According to Greenwell, Datria—unlike many other speech providers—does not focus on embedding technology within mobile devices. “It’s not about the device. It’s about leveraging the fact that you’ve got a multimillion-record database in mainframes and server farms that we want to expose to the last mile, and we can’t possibly synchronize that with 3,000 warehouse devices,” he says.
With the deployment, CCE has also increased picking accuracy in its warehouses and reassigned hundreds of checkers responsible for inspecting each pallet before it is shipped.
“Our goal was to hit 99.8 percent picking accuracy with the project, and we are seeing that,” Jacks says. “The 99.8 is really being met by all warehouses using voice picking.”
Additionally, the increased accuracy has allowed CCE to improve its relationship with Walmart. By maintaining the 99.8 percent accuracy rate, CCE is eligible for advanced shipping notifications when delivering to the retail giant.
“We’re making hundreds of deliveries to Walmart every day, and if you maintain the accuracy of 99.8 percent, they only check 10 percent of the pallets,” Jacks explains.
But despite this stunning success, the Datria deployment—which Jacks calls “groundbreaking—was not without its share of hurdles. Chief among them was building a model that could be repeated at all of CCE’s warehouses.
“We don’t want to have a pilot site that’s not exactly like our production site,” Jacks says. “So we build a deployment bundle and all of the people have roles and all of the people have assignments. That allows us to build a kind of cookie-cutter approach, and we can go from site to site very quickly.”
Once this challenge was met, Jacks says, the company was able to smoothly and quickly deploy Datria’s technology. “From start to finish, we can bring a site up in eight weeks,” he says. “And really the last half of our deployments was almost business as usual. People really didn’t see the bump.”
It was really a partnership among CCE, Cisco, and Datria to get the first location off the ground, he adds, noting that Datria had staff on the deployment team, participated in the pilot, and took part in daily conference calls about the implementation.
After that, only a few challenges emerged, mainly relating to equipment—finding off-the-shelf, noise-canceling headsets that were rugged enough for warehouse use at a commercial price point, and configuring the phone batteries for maximum performance.
And according to Jacks, the reaction has been very positive. “The pickers themselves were a little apprehensive. They thought it was a little Big Brother because they were operating off a sheet of paper,” Jacks says. Now no one could take the system away from them, he adds.
“This really added a formalized warehouse management concept to the warehouse, and it gave them a structured approach,” he says.
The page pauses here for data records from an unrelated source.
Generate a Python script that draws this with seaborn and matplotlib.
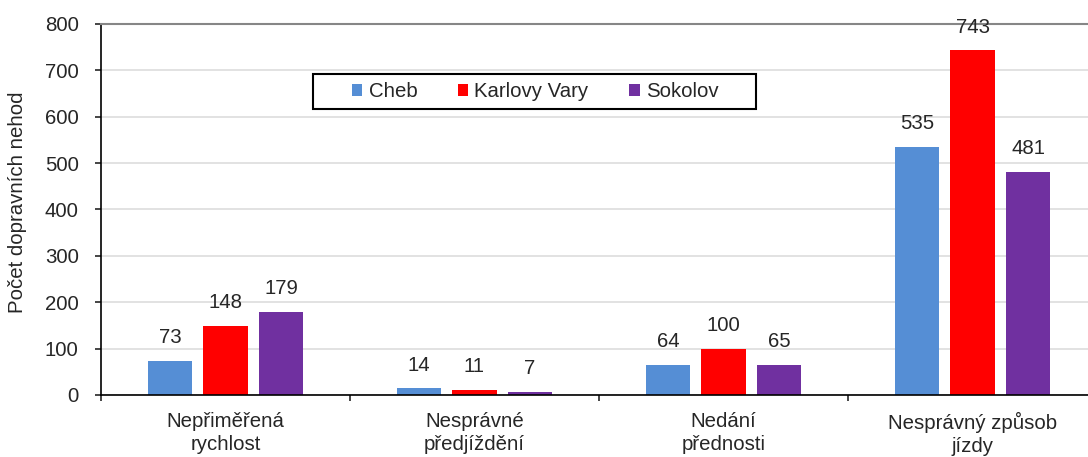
import pandas as pd
import matplotlib.pyplot as plt
import seaborn as sns
from matplotlib.patches import Rectangle
from matplotlib.ticker import FixedLocator

categories = ['Nepřiměřená\nrychlost', 'Nesprávné\npředjíždění', 'Nedání\npřednosti', 'Nesprávný způsob\njízdy']
districts = ['Cheb', 'Karlovy Vary', 'Sokolov']
cheb = [73, 14, 64, 535]
karlovy_vary = [148, 11, 100, 743]
sokolov = [179, 7, 65, 481]
colors = ['#558ED5', '#FF0000', '#7030A0']

rows = []
for name, vals in zip(districts, [cheb, karlovy_vary, sokolov]):
    for cat, v in zip(categories, vals):
        rows.append({'Příčina': cat, 'Okres': name, 'Počet': v})
df = pd.DataFrame(rows)

sns.set_style('white')
plt.rcParams['font.family'] = ['Liberation Sans', 'DejaVu Sans']
fs = 14.7

fig = plt.figure(figsize=(10.88, 4.57), dpi=100)
ax = fig.add_axes([0.0928, 0.1357, 0.9155, 0.8118])

sns.barplot(data=df, x='Příčina', y='Počet', hue='Okres', order=categories,
            hue_order=districts, palette=colors, width=0.67, gap=0.2,
            saturation=1, linewidth=0, ax=ax)

for cont in ax.containers:
    ax.bar_label(cont, padding=10, fontsize=fs)

ax.set_ylim(0, 800)
ax.set_yticks(range(0, 801, 100))
ax.set_xlim(-0.5, 3.5)
ax.yaxis.grid(True, color='#DDDDDD', lw=1.2)
ax.set_axisbelow(True)

ax.set_xlabel('')
ax.set_ylabel('Počet dopravních nehod', fontsize=fs)
ax.yaxis.set_label_coords(-0.074, 0.52)

ax.tick_params(axis='y', left=True, length=4, width=1.2, pad=12, labelsize=fs, direction='out')
ax.tick_params(axis='x', which='major', length=0, pad=12, labelsize=fs)
ax.xaxis.set_minor_locator(FixedLocator([-0.5, 0.5, 1.5, 2.5, 3.5]))
ax.tick_params(axis='x', which='minor', bottom=True, length=4, width=1.2, direction='out')

for s in ['left', 'bottom']:
    ax.spines[s].set_color('black')
    ax.spines[s].set_linewidth(1.2)
ax.spines['top'].set_color('#868686')
ax.spines['top'].set_linewidth(1.5)
ax.spines['right'].set_visible(False)

ax.legend(ncol=3, loc='center', bbox_to_anchor=(0.436, 0.818), frameon=False,
          fontsize=fs, handlelength=0.5, handleheight=0.5, handletextpad=0.3,
          columnspacing=2.0)
ax.add_patch(Rectangle((0.2129, 0.771), 0.4448, 0.0943, transform=ax.transAxes,
                       fill=False, edgecolor='black', lw=1.5, clip_on=False, zorder=5))

# wider line spacing for the two-line category labels
fig.canvas.draw()
for tick in ax.xaxis.get_major_ticks():
    tick.label1.set_linespacing(1.3)

fig.savefig('out.png', dpi=100)
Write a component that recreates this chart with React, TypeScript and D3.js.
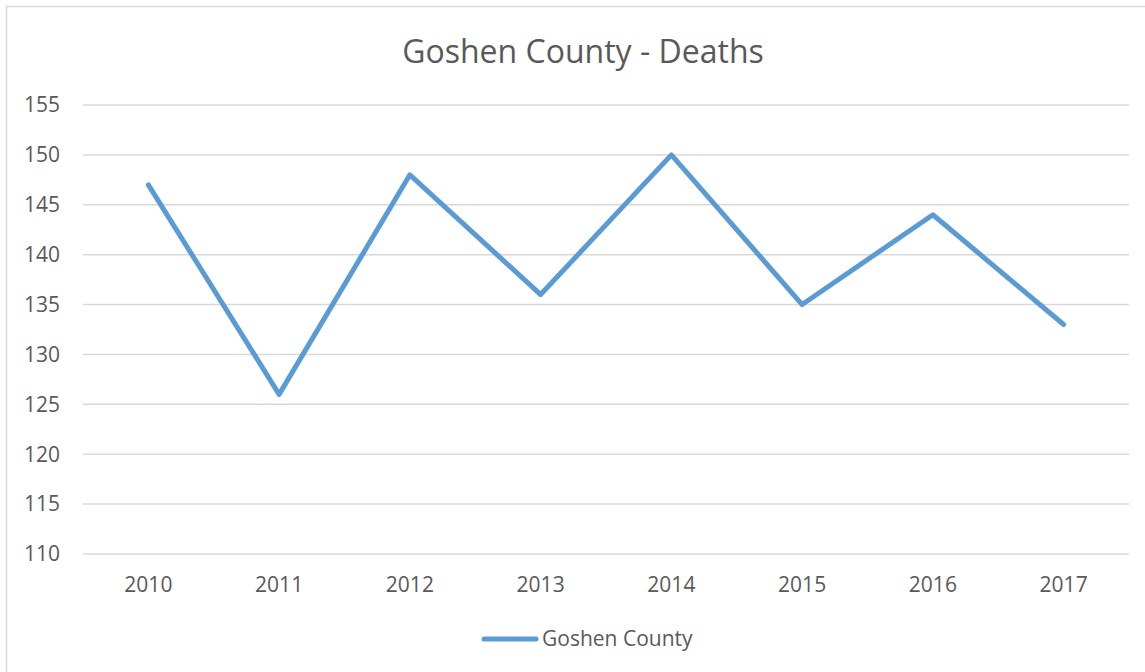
import { useEffect, useRef } from "react";
import * as d3 from "d3";

const years = ["2010", "2011", "2012", "2013", "2014", "2015", "2016", "2017"];
const deaths = [147, 126, 148, 136, 150, 135, 144, 133];
const yTicks = [110, 115, 120, 125, 130, 135, 140, 145, 150, 155];
const title = "Goshen County - Deaths";
const seriesName = "Goshen County";

const W = 1145;
const H = 672;
const margin = { top: 105, bottom: 118, left: 83, right: 16 };
const lineColor = "#5b9bd5";
const textColor = "#595959";
const font = "'Open Sans', 'Noto Sans', sans-serif";

export default function App() {
  const gRef = useRef<SVGGElement | null>(null);

  const width = W - margin.left - margin.right;
  const height = H - margin.top - margin.bottom;

  useEffect(() => {
    const g = d3.select(gRef.current);

    const x = d3.scaleBand<string>().domain(years).range([0, width]);
    const y = d3.scaleLinear().domain([110, 155]).range([height, 0]);

    // gridlines
    g.append("g")
      .selectAll("line")
      .data(yTicks)
      .join("line")
        .attr("x1", 0)
        .attr("x2", width)
        .attr("y1", d => y(d))
        .attr("y2", d => y(d))
        .attr("stroke", "#d9d9d9")
        .attr("stroke-width", 1.5);

    // y labels
    g.append("g")
      .selectAll("text")
      .data(yTicks)
      .join("text")
        .attr("x", -23)
        .attr("y", d => y(d))
        .attr("dy", "0.35em")
        .attr("text-anchor", "end")
        .attr("fill", textColor)
        .style("font-family", font)
        .style("font-size", "21px")
        .text(d => d);

    // x labels
    g.append("g")
      .selectAll("text")
      .data(years)
      .join("text")
        .attr("x", d => (x(d) ?? 0) + x.bandwidth() / 2)
        .attr("y", height + 38)
        .attr("text-anchor", "middle")
        .attr("fill", textColor)
        .style("font-family", font)
        .style("font-size", "21px")
        .text(d => d);

    const line = d3.line<number>()
      .x((_, i) => (x(years[i]) ?? 0) + x.bandwidth() / 2)
      .y(d => y(d));

    g.append("path")
      .datum(deaths)
      .attr("d", line)
      .attr("fill", "none")
      .attr("stroke", lineColor)
      .attr("stroke-width", 5)
      .attr("stroke-linejoin", "round")
      .attr("stroke-linecap", "round");

    return () => { g.selectAll("*").remove(); };
  }, []);

  return (
    <svg width={W} height={H} style={{ position: "absolute", left: 0, top: 0, background: "#fff" }}>
      <rect x={6.5} y={6.5} width={W} height={H} fill="#fff" stroke="#d9d9d9" strokeWidth={1.5} />
      <text x={583} y={63} textAnchor="middle" fill={textColor} style={{ fontFamily: font, fontSize: "32px" }}>{title}</text>
      <g ref={gRef} transform={`translate(${margin.left}, ${margin.top})`}></g>
      <line x1={484} x2={536} y1={639} y2={639} stroke={lineColor} strokeWidth={5} strokeLinecap="round" />
      <text x={542} y={646} fill={textColor} style={{ fontFamily: font, fontSize: "21px" }}>{seriesName}</text>
    </svg>
  );
}
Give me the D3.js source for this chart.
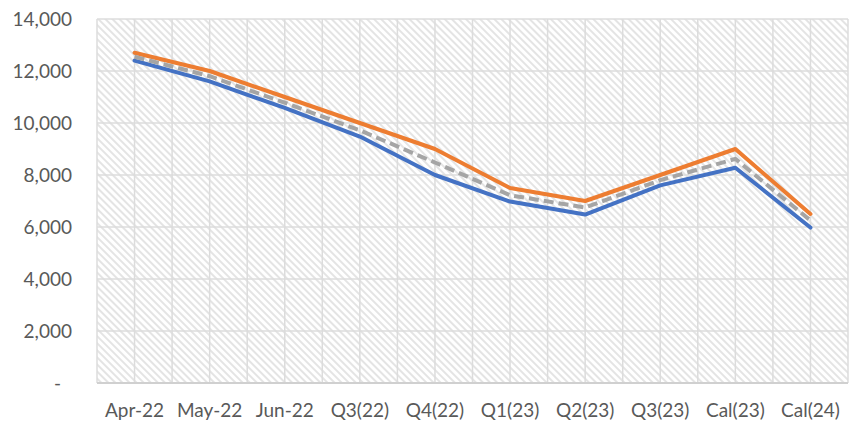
<!DOCTYPE html>
<html>
<head>
<meta charset="utf-8">
<script src="https://cdn.jsdelivr.net/npm/d3@7"></script>
<style>
  body { margin: 0; background: #fff; }
  text { font-family: Lato, "Open Sans", sans-serif; fill: #595959; }
</style>
</head>
<body>
<div id="chart"></div>
<script>
// chart data
const categories = ["Apr-22", "May-22", "Jun-22", "Q3(22)", "Q4(22)", "Q1(23)", "Q2(23)", "Q3(23)", "Cal(23)", "Cal(24)"];
const seriesHigh = [12700, 12000, 11000, 10000, 9000, 7500, 7000, 8000, 9000, 6500];
const seriesMid = [12550, 11800, 10780, 9720, 8480, 7220, 6750, 7800, 8620, 6250];
const seriesLow = [12400, 11600, 10580, 9480, 8000, 6980, 6480, 7600, 8280, 5980];
const yTicks = [0, 2000, 4000, 6000, 8000, 10000, 12000, 14000];

const width = 853, height = 426;
const margin = {top: 19, right: 5, bottom: 43, left: 97};

const svg = d3.select("#chart").append("svg")
    .attr("width", width)
    .attr("height", height);

const x = d3.scaleBand()
    .domain(categories)
    .range([margin.left, width - margin.right])
    .padding(0);

const y = d3.scaleLinear()
    .domain([0, 14000])
    .range([height - margin.bottom, margin.top]);

const cx = d => x(d) + x.bandwidth() / 2;

// hatched plot background
const defs = svg.append("defs");
const pat = defs.append("pattern")
    .attr("id", "hatch")
    .attr("patternUnits", "userSpaceOnUse")
    .attr("width", 5)
    .attr("height", 5)
    .attr("patternTransform", "rotate(-45)");
pat.append("rect").attr("width", 5).attr("height", 5).attr("fill", "#fff");
pat.append("rect").attr("width", 2).attr("height", 5).attr("fill", "#e4e4e4");

svg.append("rect")
    .attr("x", margin.left)
    .attr("y", margin.top)
    .attr("width", width - margin.right - margin.left)
    .attr("height", height - margin.bottom - margin.top)
    .attr("fill", "url(#hatch)");

// gridlines
const grid = svg.append("g").attr("stroke", "#dcdcdc").attr("stroke-width", 1.5);
grid.selectAll(".hg")
    .data(yTicks)
    .enter()
    .append("line")
    .attr("x1", margin.left)
    .attr("x2", width - margin.right)
    .attr("y1", d => y(d))
    .attr("y2", d => y(d));

const vPos = [];
categories.forEach(c => { vPos.push(x(c)); vPos.push(cx(c)); });
vPos.push(width - margin.right);
grid.selectAll(".vg")
    .data(vPos)
    .enter()
    .append("line")
    .attr("x1", d => d)
    .attr("x2", d => d)
    .attr("y1", margin.top)
    .attr("y2", height - margin.bottom);

// x axis line
svg.append("line")
    .attr("x1", margin.left)
    .attr("x2", width - margin.right)
    .attr("y1", y(0))
    .attr("y2", y(0))
    .attr("stroke", "#d0d0d0")
    .attr("stroke-width", 2);

// y labels
svg.selectAll(".ylab")
    .data(yTicks)
    .enter()
    .append("text")
    .attr("x", d => d === 0 ? 61 : 72)
    .attr("y", d => y(d))
    .attr("dy", "0.35em")
    .attr("text-anchor", "end")
    .style("font-size", "19px")
    .text(d => d === 0 ? "-" : d3.format(",")(d));

// x labels
svg.selectAll(".xlab")
    .data(categories)
    .enter()
    .append("text")
    .attr("x", d => cx(d))
    .attr("y", 417)
    .attr("text-anchor", "middle")
    .style("font-size", "19px")
    .text(d => d);

// lines
const line = d3.line()
    .x((d, i) => cx(categories[i]))
    .y(d => y(d));

svg.append("path")
    .datum(seriesHigh)
    .attr("d", line)
    .attr("fill", "none")
    .attr("stroke", "#ED7D31")
    .attr("stroke-width", 4)
    .attr("stroke-linejoin", "round")
    .attr("stroke-linecap", "round");

svg.append("path")
    .datum(seriesLow)
    .attr("d", line)
    .attr("fill", "none")
    .attr("stroke", "#4472C4")
    .attr("stroke-width", 4)
    .attr("stroke-linejoin", "round")
    .attr("stroke-linecap", "round");

svg.append("path")
    .datum(seriesMid)
    .attr("d", line)
    .attr("fill", "none")
    .attr("stroke", "#A5A5A5")
    .attr("stroke-width", 4)
    .attr("stroke-dasharray", "10,5")
    .attr("stroke-linejoin", "round");
</script>
</body>
</html>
Jacks also credits choosing a speaker-independent solution for the deployment’s success. “The training of the voice samples for all the warehouse workers, with the amount of turnover we have, was going to be a big deal,” he says.
Jacks also maintains that placing the voice engine on a server provided for a more robust footprint and a speedier implementation.
In looking to the future, Jacks hopes to leverage the existing enterprise application and integrate Datria’s speech technology throughout the remaining facilities.
“We can use it for other functions, and we are currently in the process of using it for password reset.… We have a whole laundry list,” Jacks says. “We really feel that anything that you can do in SAP we would like to be able to have the opportunity to voice-enable that. Any SAP transaction could be voice-enabled. Anything you can do on a keyboard in SAP, potentially if there’s reason to voice-enable that, we have the enterprise resource that we could use to do that.”